• **PROBLEM DETAILS**
Quote every line of the material beneath this one.

>> START

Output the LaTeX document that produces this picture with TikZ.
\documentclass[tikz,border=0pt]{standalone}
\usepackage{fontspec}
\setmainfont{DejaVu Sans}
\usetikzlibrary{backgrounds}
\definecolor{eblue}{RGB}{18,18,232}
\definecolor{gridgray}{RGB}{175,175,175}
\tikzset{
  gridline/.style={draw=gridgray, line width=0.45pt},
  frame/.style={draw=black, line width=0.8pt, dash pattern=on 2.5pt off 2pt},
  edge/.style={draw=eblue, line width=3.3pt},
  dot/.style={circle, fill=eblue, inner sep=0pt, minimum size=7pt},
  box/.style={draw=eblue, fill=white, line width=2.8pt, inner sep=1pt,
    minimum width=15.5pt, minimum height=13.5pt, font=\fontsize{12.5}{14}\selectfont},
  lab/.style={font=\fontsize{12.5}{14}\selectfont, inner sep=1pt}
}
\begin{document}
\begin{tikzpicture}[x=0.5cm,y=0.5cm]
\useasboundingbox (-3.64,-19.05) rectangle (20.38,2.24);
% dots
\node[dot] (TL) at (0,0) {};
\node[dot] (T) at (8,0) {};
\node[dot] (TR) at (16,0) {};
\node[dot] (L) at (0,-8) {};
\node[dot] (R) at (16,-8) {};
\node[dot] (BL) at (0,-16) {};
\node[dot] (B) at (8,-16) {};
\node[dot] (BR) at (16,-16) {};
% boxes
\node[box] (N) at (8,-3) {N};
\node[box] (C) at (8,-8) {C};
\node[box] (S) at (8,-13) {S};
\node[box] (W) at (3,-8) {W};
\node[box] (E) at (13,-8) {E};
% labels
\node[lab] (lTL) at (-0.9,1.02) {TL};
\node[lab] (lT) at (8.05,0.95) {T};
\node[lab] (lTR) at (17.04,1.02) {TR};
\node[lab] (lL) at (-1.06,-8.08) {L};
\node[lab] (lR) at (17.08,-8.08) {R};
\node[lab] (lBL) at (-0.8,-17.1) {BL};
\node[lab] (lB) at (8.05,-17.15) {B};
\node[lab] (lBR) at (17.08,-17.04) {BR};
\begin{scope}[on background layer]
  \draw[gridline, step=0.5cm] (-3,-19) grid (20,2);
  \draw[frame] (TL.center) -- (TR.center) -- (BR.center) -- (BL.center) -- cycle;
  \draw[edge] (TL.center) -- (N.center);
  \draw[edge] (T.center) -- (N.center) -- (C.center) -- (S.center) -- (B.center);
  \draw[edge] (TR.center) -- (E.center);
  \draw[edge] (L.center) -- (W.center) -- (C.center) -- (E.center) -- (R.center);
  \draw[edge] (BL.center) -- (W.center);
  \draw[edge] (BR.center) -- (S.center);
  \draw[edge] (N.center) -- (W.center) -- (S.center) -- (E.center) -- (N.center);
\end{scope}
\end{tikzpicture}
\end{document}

>> END

• **RESPONSE TO THE TASK**
Output the LaTeX document that produces this picture with TikZ.
\documentclass[tikz,border=0pt]{standalone}
\usepackage{fontspec}
\setmainfont{DejaVu Sans}
\usetikzlibrary{backgrounds}
\definecolor{eblue}{RGB}{18,18,232}
\definecolor{gridgray}{RGB}{175,175,175}
\tikzset{
  gridline/.style={draw=gridgray, line width=0.45pt},
  frame/.style={draw=black, line width=0.8pt, dash pattern=on 2.5pt off 2pt},
  edge/.style={draw=eblue, line width=3.3pt},
  dot/.style={circle, fill=eblue, inner sep=0pt, minimum size=7pt},
  box/.style={draw=eblue, fill=white, line width=2.8pt, inner sep=1pt,
    minimum width=15.5pt, minimum height=13.5pt, font=\fontsize{12.5}{14}\selectfont},
  lab/.style={font=\fontsize{12.5}{14}\selectfont, inner sep=1pt}
}
\begin{document}
\begin{tikzpicture}[x=0.5cm,y=0.5cm]
\useasboundingbox (-3.64,-19.05) rectangle (20.38,2.24);
% dots
\node[dot] (TL) at (0,0) {};
\node[dot] (T) at (8,0) {};
\node[dot] (TR) at (16,0) {};
\node[dot] (L) at (0,-8) {};
\node[dot] (R) at (16,-8) {};
\node[dot] (BL) at (0,-16) {};
\node[dot] (B) at (8,-16) {};
\node[dot] (BR) at (16,-16) {};
% boxes
\node[box] (N) at (8,-3) {N};
\node[box] (C) at (8,-8) {C};
\node[box] (S) at (8,-13) {S};
\node[box] (W) at (3,-8) {W};
\node[box] (E) at (13,-8) {E};
% labels
\node[lab] (lTL) at (-0.9,1.02) {TL};
\node[lab] (lT) at (8.05,0.95) {T};
\node[lab] (lTR) at (17.04,1.02) {TR};
\node[lab] (lL) at (-1.06,-8.08) {L};
\node[lab] (lR) at (17.08,-8.08) {R};
\node[lab] (lBL) at (-0.8,-17.1) {BL};
\node[lab] (lB) at (8.05,-17.15) {B};
\node[lab] (lBR) at (17.08,-17.04) {BR};
\begin{scope}[on background layer]
  \draw[gridline, step=0.5cm] (-3,-19) grid (20,2);
  \draw[frame] (TL.center) -- (TR.center) -- (BR.center) -- (BL.center) -- cycle;
  \draw[edge] (TL.center) -- (N.center);
  \draw[edge] (T.center) -- (N.center) -- (C.center) -- (S.center) -- (B.center);
  \draw[edge] (TR.center) -- (E.center);
  \draw[edge] (L.center) -- (W.center) -- (C.center) -- (E.center) -- (R.center);
  \draw[edge] (BL.center) -- (W.center);
  \draw[edge] (BR.center) -- (S.center);
  \draw[edge] (N.center) -- (W.center) -- (S.center) -- (E.center) -- (N.center);
\end{scope}
\end{tikzpicture}
\end{document}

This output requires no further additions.